Saturday, June 15, 2013

For A Few Dollars More - Part 1 - Arrival and Preparation

In 1951, Elgin introduced the 'Shockmaster' line of watches.  These were Elgin's first shock resistant watches.  At the time they were introduced, Elgin's line of watches came in three grades:  the 15j Elgin series; the 17j Elgin DeLuxe; and the 21j Lord Elgin and 19j Lady Elgin.  In the 8/0 series, the 15j 554 went into Elgin models, whereas the 17j 555 was found in Elgin DeLuxe models, and the 21j 556 powered the Lord Elgins.  The 554 series of movements had been introduced in 1940, replacing the 519 series.
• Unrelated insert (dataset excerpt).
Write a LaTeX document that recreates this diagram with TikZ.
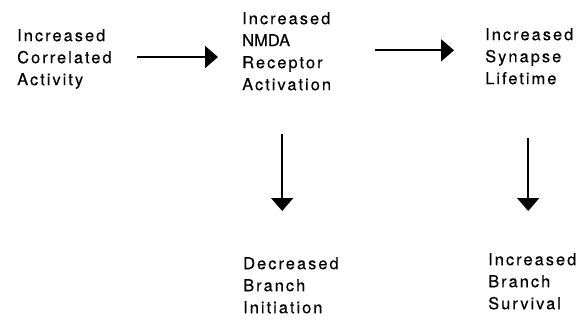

When Elgin introduced the 8/0 Shockmasters, they made them in only Elgin and Elgin Deluxe grades.  Perhaps they thought Lord Elgin owners wouldn't need shock protection?  As usual for Elgin, a slight modification led to a whole new grade number.  The Shockmaster version of the 554 became the 642, while the 555 became the 641.  I have no idea why they flipped the numbering, so that the LOWER number had the HIGHER jewel count, but Elgin's grade numbers didn't always make sense!

Last week, I picked up an Elgin  Shockmaster with a 15j 642, in a stainless steel case for about $22.  The seller listed it as 'runs, but needs to be wound every few hours'. That boded well for the balance!

Here's the arrival and unwrapping...

The dial's a little grubby, and there's a radium burn the exact shape of the hour hand's lume window.  The crystal is scratched and a little cloudy, and the case has the usual green and brown crud in all the nooks and crannies.  But what do you expect after 62 years, for $22?

The case is one of Elgin's waterproof consumer cases.  The 4-hole back is seen on a number of these.  Earlier models came with wrench flats, while later models had the inlets that are common today.  Once the back is opened, we see the movement - a 15 j 642, from 1951.

The first step in the restoration is to take the movement out of the case.  To do this, the stem must first be removed:  pull the crown to setting position, and unscrew the setting lever screw about 1 1/2 turns, and try to pull the stem out.  If it doesn't come out, unscrew half a turn and try again.  Continue until the stem comes out.

At this point you can remove the O-ring and the spacer ring.  If you turn the watch over, the movement and case ring will generally come out.


Next, reinsert the stem and set the hour and minute hand to the same spot.  Carefully place a protective piece of paper or plastic under the hands, and using a hand remover, pull the hour and minute hand.

Leaving the second hand in place, unscrew the dial foot screws a bit. All of Elgin's wrist watch movements introduced after 1935 have only 2 dial foot screws, though some earlier models have 3.  Lift the dial and the second hand off.


 Remove the hour wheel.  To remove the cannon pinion, I grasp it from the side with tweezers, and gently lever/lift it off.  If it refuses to budge, don't force it.

Now the movement is ready to tear down.  That's in the next post.


  1. Question about the dial screws. I have a Horizon-Panorama with a #724 movement, I am at a complete loss as to how the dial is removed, I see no foot screws in the side of the movement, nor the impingement-type screws on the back? Help please?

  2. A number of Elgin's 13/0 movements used tension springs to hold the dial feet instead of dial foot screws. Lift gently, and it should come off. There are still 2 dial feet.

  3. You are correct! I carefully prised it off using 2 credit cards, no scratches, worked like a charm. Thank-you.